There is not much intuition to be gleaned here. The second definition comes from "massaging" the definition of the [non-random] limit of real numbers (since for a fixed $$\omega$$, the limit $$\lim_{n \to \infty} X_n(\omega)$$ is just a non-random limit).

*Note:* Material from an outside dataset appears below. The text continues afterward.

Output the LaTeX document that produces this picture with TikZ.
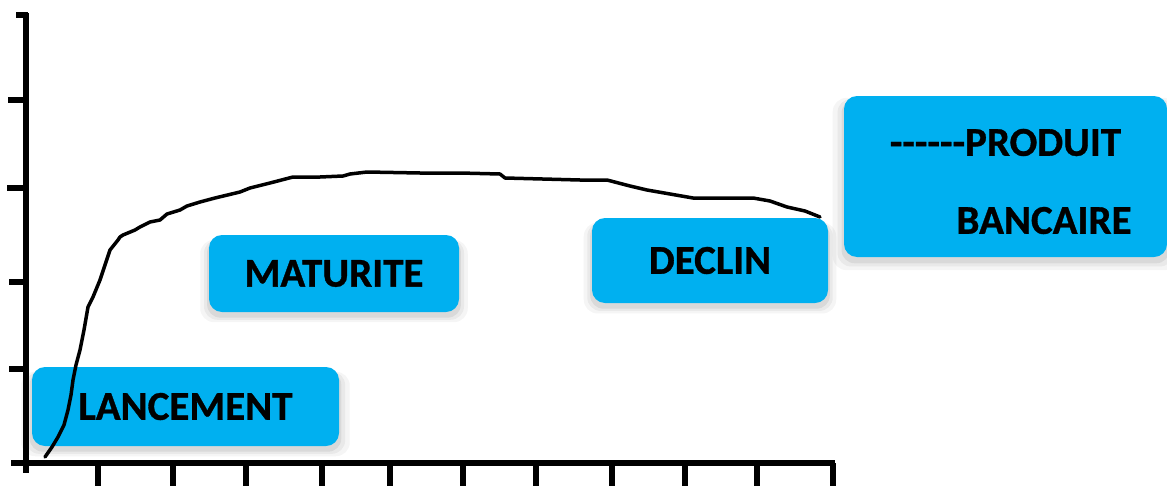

The utility of the second definition is that it is easier to verify because it involves relatively simple sets $$\{|X_n(\omega) - X(\omega)| > \epsilon\}$$ (fixed $$\epsilon$$, fixed $$n$$). You only need to deal with one $$n$$ at a time to understand this set, and under certain circumstances, bounding the probability of this set for each $$n$$ can be enough to bound probability of the $$\limsup$$. By contrast, the set $$\{\lim_{n \to \infty} X_n(\omega) = X(\omega)\}$$ is difficult to deal with because of the limit inside the event.

Notation

Let $$A_{n, \epsilon} = \{|X_n(\omega) - X(\omega)| > \epsilon\}$$. Note that $$\limsup_{n \to \infty} A_{n, \epsilon} := \bigcap_n \bigcup_{k \ge n} A_{k,\epsilon}$$ by definition.

(1) $$\implies$$ (2)

Fix $$\epsilon > 0$$. If $$\omega \in \bigcap_n \bigcup_{k \ge n} A_{k, \epsilon}$$, then $$|X_n(\omega) - X(\omega)| > \epsilon$$ for infinitely many $$n$$, so $$\lim_n X_n(\omega) \ne X(\omega)$$. Thus $$P(\limsup_n A_{n, \epsilon}) \le P(\lim_n X_n(\omega) \ne X(\omega))$$ for each $$\epsilon$$. So if almost sure convergence holds in the sense of the first definition, then it holds in the sense of the second definition.

(2) $$\implies$$ (1)

Conversely, suppose $$\omega$$ is such that $$\lim_n X_n(\omega) \ne X(\omega)$$. If you write out the definition of a limit, this means there exists some $$\epsilon$$ such that $$|X_n(\omega) - X(\omega)| > \epsilon$$ for infinitely many $$n$$. That is, there exists $$\epsilon$$ such that $$\omega \in \bigcap_n \bigcup_{k \ge n} A_{k, \epsilon}$$. Then $$P(\limsup_n A_{n, \epsilon}) \ge P(\lim_n X_n(\omega) \ne X(\omega))$$ for this particular $$\epsilon$$. So if almost sure convergence holds in the sense of the second definition, it also holds in the sense of the first definition.